Ecosse Films recreates 1660s London in southern England for The Great Fire

Ecosse Films headed to southern England to rebuild parts of London as they appeared in the 1660s for ITV’s ambitious new miniseries The Great Fire. The drama tells the story of the devastating fire that destroyed great swathes of the capital over a few days in September 1666.

The production team considered filming in historic cities like York, given that few areas of modern London resemble how the city looked even a century ago. Indeed, the crime drama Ripper Street is set in Victorian London but films on location in Dublin, where historic architecture of the era is more readily available.

York was quickly ruled an impractical filming location, however, as the production team would need considerable control over parts of the city for several months of shooting. Instead, Kent, Surrey and Oxfordshire were eventually chosen for complex set builds.

“We decided to build London with Dominic Hyman, the incredibly clever production designer whose previous credits include Rome,” explains Douglas Rae, Executive Producer with Ecosse Films: “In the space of four months he reconstructed a very convincing Pudding Lane and the streets nearby, along with the Thames and so on."

“We also made the decision to work with real fire rather than rely on CGI," Rae adds: "So we actually have the fire, smoke and cinders right in front of the cameras with the actors.”

So-called ‘fire sets’ were built near Henley, west of London. “It’s a great thing to have as a producer,” Rae continues: “You spend a lot of money on a set and then burn it down! Some of the sets were built with fire bars and gas pipes running through them.

“We had a big control panel like a spaceship to choose exactly where would go up in flames. You get a whoosh of flames. Then right at the end of filming we burned the whole set down with several cameras running and lots of fingers crossed.”

Location filming also took place in key historic interiors in central London, including Dorney Court and The Painted Hall in Greenwich.

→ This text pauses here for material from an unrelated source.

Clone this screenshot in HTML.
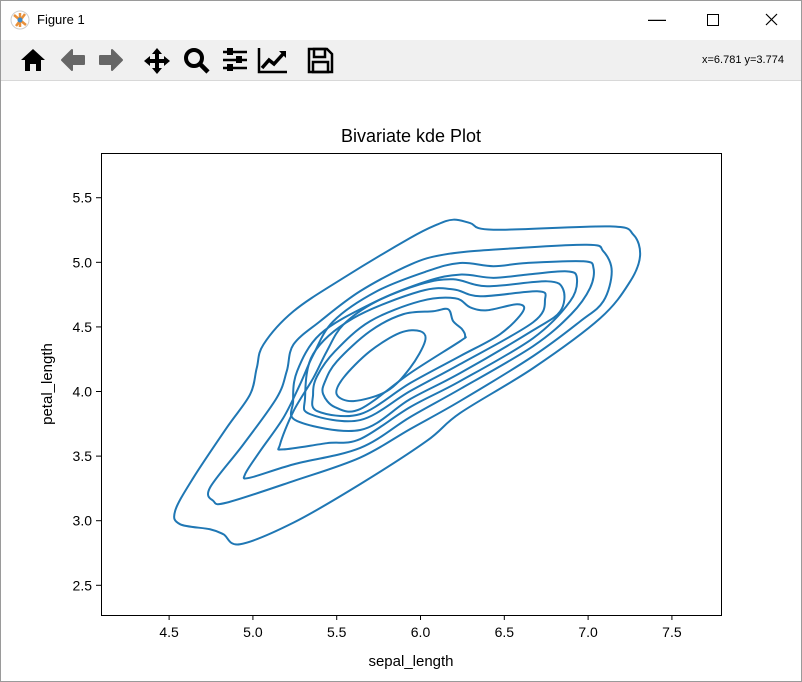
<!DOCTYPE html>
<html><head><meta charset="utf-8"><style>
body{margin:0;width:802px;height:682px;overflow:hidden;background:#fff;font-family:"Liberation Sans",sans-serif;}
#win{position:absolute;left:0;top:0;width:800px;height:680px;border:1px solid #9a9a9a;background:#fff;}
#titlebar{position:absolute;left:0;top:0;width:800px;height:39px;background:#fff;}
#toolbar{position:absolute;left:0;top:39px;width:800px;height:40px;background:#f0f0f0;border-bottom:1px solid #d8d8d8;}
.tb{position:absolute;top:6px;}
</style></head><body>
<div id="win">
<div id="titlebar">
  <svg style="position:absolute;left:9px;top:9px" width="20" height="20"><circle cx="10" cy="10" r="9" fill="#fff" stroke="#ccc"/><path d="M4 5 L16 15 M15 4 L6 16 M10 3 L10 17" stroke="#e8903a" stroke-width="2.5"/><circle cx="10" cy="10" r="2.5" fill="#3a8acb"/></svg>
  <span style="position:absolute;left:36px;top:11px;font-size:13px;color:#000">Figure 1</span>
  <span style="position:absolute;left:647px;top:8px;font-size:18px">&#8212;</span>
  <div style="position:absolute;left:706px;top:13px;width:10px;height:10px;border:1px solid #000"></div>
  <svg style="position:absolute;left:764px;top:12px" width="13" height="13"><path d="M1 1L12 12M12 1L1 12" stroke="#000" stroke-width="1.2"/></svg>
</div>
<div id="toolbar">
  <svg class="tb" style="left:18px" width="28" height="28"><path d="M14 3 L26 14 L22 14 L22 25 L17 25 L17 18 L11 18 L11 25 L6 25 L6 14 L2 14 Z" fill="#000"/></svg>
  <svg class="tb" style="left:58px" width="28" height="28"><path d="M3 14 L13 4 L13 10 L25 10 L25 18 L13 18 L13 24 Z" fill="#666" stroke="#666" stroke-linejoin="round" stroke-width="2"/></svg>
  <svg class="tb" style="left:96px" width="28" height="28"><path d="M25 14 L15 4 L15 10 L3 10 L3 18 L15 18 L15 24 Z" fill="#666" stroke="#666" stroke-linejoin="round" stroke-width="2"/></svg>
  <svg class="tb" style="left:141px" width="30" height="30"><path d="M15 2 L20 8 L17 8 L17 13 L22 13 L22 10 L28 15 L22 20 L22 17 L17 17 L17 22 L20 22 L15 28 L10 22 L13 22 L13 17 L8 17 L8 20 L2 15 L8 10 L8 13 L13 13 L13 8 L10 8 Z" fill="#000"/></svg>
  <svg class="tb" style="left:181px" width="30" height="30"><circle cx="12" cy="12" r="8" fill="none" stroke="#000" stroke-width="4"/><path d="M18 18 L26 26" stroke="#000" stroke-width="4.5"/></svg>
  <svg class="tb" style="left:220px" width="28" height="28"><path d="M2 6H26M2 14H26M2 22H26" stroke="#000" stroke-width="2.5"/><rect x="6" y="2" width="6" height="7" fill="#000"/><rect x="15" y="10" width="6" height="7" fill="#000"/><rect x="6" y="18" width="6" height="7" fill="#000"/></svg>
  <svg class="tb" style="left:256px" width="32" height="28"><path d="M2 2 V26 H30" stroke="#000" stroke-width="2.5" fill="none"/><path d="M5 22 L12 14 L17 18 L27 7" stroke="#000" stroke-width="3.5" fill="none"/><path d="M22 5 L29 5 L29 12 Z" fill="#000"/></svg>
  <svg class="tb" style="left:305px" width="28" height="28"><path d="M3 3 H21 L26 8 V26 H3 Z" fill="none" stroke="#000" stroke-width="2.5"/><rect x="8" y="3" width="11" height="8" fill="none" stroke="#000" stroke-width="2.5"/><rect x="7" y="16" width="15" height="10" fill="none" stroke="#000" stroke-width="2.5"/></svg>
  <span style="position:absolute;left:701px;top:14px;font-size:11px;color:#000">x=6.781 y=3.774</span>
</div>
</div>
<svg id="chart" style="position:absolute;left:0;top:0" width="802" height="682"></svg>
<script>
const xTicks=[4.5,5.0,5.5,6.0,6.5,7.0,7.5];
const yTicks=[2.5,3.0,3.5,4.0,4.5,5.0,5.5];
const xDomain=[4.0936,7.7929];
const yDomain=[2.2701,5.8462];
const c1x=[4.536,4.565,4.744,4.824,4.923,5.242,5.639,6.037,6.236,6.672,7.072,7.250,7.310,7.270,7.131,6.435,6.296,6.196,6.097,5.938,5.540,5.242,5.063,5.023,4.983,4.844,4.645];
const c1y=[3.076,2.973,2.934,2.895,2.818,2.985,3.282,3.617,3.833,4.181,4.567,4.850,5.050,5.214,5.278,5.252,5.304,5.330,5.291,5.188,4.879,4.621,4.364,4.183,3.977,3.720,3.333];
const c2x=[4.744,4.764,4.844,5.242,5.639,5.938,6.236,6.672,6.950,7.091,7.141,7.091,6.992,6.435,6.137,5.938,5.639,5.401,5.242,5.202,5.142,4.943];
const c2y=[3.256,3.153,3.140,3.307,3.488,3.709,3.926,4.274,4.540,4.699,4.930,5.085,5.136,5.098,5.059,4.982,4.776,4.544,4.364,4.158,3.951,3.591];
const c3x=[4.953,4.983,5.242,5.640,5.938,6.236,6.672,6.900,7.012,7.032,6.972,6.634,6.435,6.236,6.037,5.739,5.480,5.361,5.281,5.182,5.043];
const c3y=[3.359,3.333,3.436,3.563,3.802,4.019,4.351,4.600,4.802,4.956,5.008,4.995,4.970,4.995,4.930,4.776,4.544,4.286,4.055,3.797,3.539];
const c4x=[5.162,5.182,5.441,5.640,5.938,6.236,6.672,6.893,6.933,6.873,6.634,6.435,6.236,6.037,5.739,5.540,5.441,5.361,5.242];
const c4y=[3.591,3.552,3.600,3.632,3.879,4.080,4.413,4.699,4.879,4.930,4.905,4.880,4.905,4.853,4.699,4.518,4.312,4.106,3.848];
const c5x=[5.240,5.264,5.640,5.938,6.236,6.672,6.833,6.851,6.755,6.397,6.195,5.998,5.699,5.401,5.264];
const c5y=[3.926,3.771,3.702,3.941,4.142,4.474,4.620,4.791,4.853,4.815,4.869,4.830,4.675,4.444,4.158];
const c6x=[5.311,5.341,5.640,5.938,6.236,6.672,6.743,6.696,6.356,6.195,5.998,5.598,5.359];
const c6y=[3.949,3.825,3.779,4.003,4.212,4.536,4.714,4.776,4.737,4.791,4.776,4.567,4.289];
const c7x=[5.359,5.383,5.640,5.938,6.236,6.475,6.612,6.577,6.397,6.296,6.206,5.998,5.699,5.490,5.383];
const c7y=[3.980,3.849,3.825,4.065,4.274,4.444,4.621,4.675,4.629,4.652,4.722,4.699,4.544,4.312,4.119];
const c8x=[5.419,5.490,5.640,5.938,6.236,6.266,6.248,6.195,6.165,6.075,5.896,5.699,5.502,5.431];
const c8y=[3.980,3.879,3.864,4.142,4.389,4.428,4.482,4.544,4.637,4.621,4.598,4.467,4.235,4.080];
const c9x=[5.500,5.600,5.799,5.938,6.027,5.998,5.878,5.699,5.540];
const c9y=[3.978,3.926,4.003,4.183,4.389,4.467,4.454,4.312,4.106];
const contoursX=[c1x,c2x,c3x,c4x,c5x,c6x,c7x,c8x,c9x];
const contoursY=[c1y,c2y,c3y,c4y,c5y,c6y,c7y,c8y,c9y];

const L=101,R=721,T=153,B=615;
const sx=v=>L+(v-xDomain[0])/(xDomain[1]-xDomain[0])*(R-L);
const sy=v=>B-(v-yDomain[0])/(yDomain[1]-yDomain[0])*(B-T);
const svg=document.getElementById('chart');
const NS='http://www.w3.org/2000/svg';
function mk(tag,attrs,parent){const e=document.createElementNS(NS,tag);for(const k in attrs)e.setAttribute(k,attrs[k]);(parent||svg).appendChild(e);return e;}

const title=mk('text',{x:411,y:142,'text-anchor':'middle','font-size':'18','font-family':'Liberation Sans, sans-serif'});
title.textContent='Bivariate kde Plot';



const frame=mk('rect',{x:L+0.5,y:T+0.5,width:R-L,height:B-T,fill:'none',stroke:'#000','stroke-width':1});



xTicks.forEach(t=>{
  const x=sx(t);
  const tk=mk('line',{x1:x,x2:x,y1:B,y2:B+5,stroke:'#000'});
  
  
  const lb=mk('text',{x:x,y:B+22,'text-anchor':'middle','font-size':'14','font-family':'Liberation Sans, sans-serif'});
  lb.textContent=t.toFixed(1);
  
  
});
yTicks.forEach(t=>{
  const y=sy(t);
  const tk=mk('line',{x1:L-5,x2:L,y1:y,y2:y,stroke:'#000'});
  
  
  const lb=mk('text',{x:L-9,y:y+5,'text-anchor':'end','font-size':'14','font-family':'Liberation Sans, sans-serif'});
  lb.textContent=t.toFixed(1);
  
  
});
const xl=mk('text',{x:411,y:666,'text-anchor':'middle','font-size':'15','font-family':'Liberation Sans, sans-serif'});
xl.textContent='sepal_length';


const yl=mk('text',{x:52,y:384,'text-anchor':'middle','font-size':'15','font-family':'Liberation Sans, sans-serif',transform:'rotate(-90 52 384)'});
yl.textContent='petal_length';



function closedPath(px,py){
  const n=px.length;let d='M'+px[0]+' '+py[0];
  for(let i=0;i<n;i++){
    const p0=(i-1+n)%n,p1=i,p2=(i+1)%n,p3=(i+2)%n;
    const a1=px[p1]+(px[p2]-px[p0])/6,b1=py[p1]+(py[p2]-py[p0])/6;
    const a2=px[p2]-(px[p3]-px[p1])/6,b2=py[p2]-(py[p3]-py[p1])/6;
    d+=' C'+a1+' '+b1+' '+a2+' '+b2+' '+px[p2]+' '+py[p2];
  }
  return d+'Z';
}
contoursX.forEach((cx,i)=>{
  const px=cx.map(sx),py=contoursY[i].map(sy);
  const p=mk('path',{d:closedPath(px,py),fill:'none',stroke:'#1f77b4','stroke-width':2,'stroke-linejoin':'round'});
  
  
});
</script>
</body></html>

The UK government launched a TV tax credit in mid-2013 that was specifically designed to keep dramas on the scale of The Great Fire filming on location in the UK. In previous years high-end TV dramas have frequently had to seek out cheaper filming locations on mainland Europe, with the BBC miniseries The White Queen largely doubling Belgian cities for 15th century England.

Ecosse Films’ recent TV productions include Fleming, the fictionalised biography of James Bond author Ian Fleming that largely filmed in Budapest.

The Great Fire starts in the UK this Thursday evening on ITV.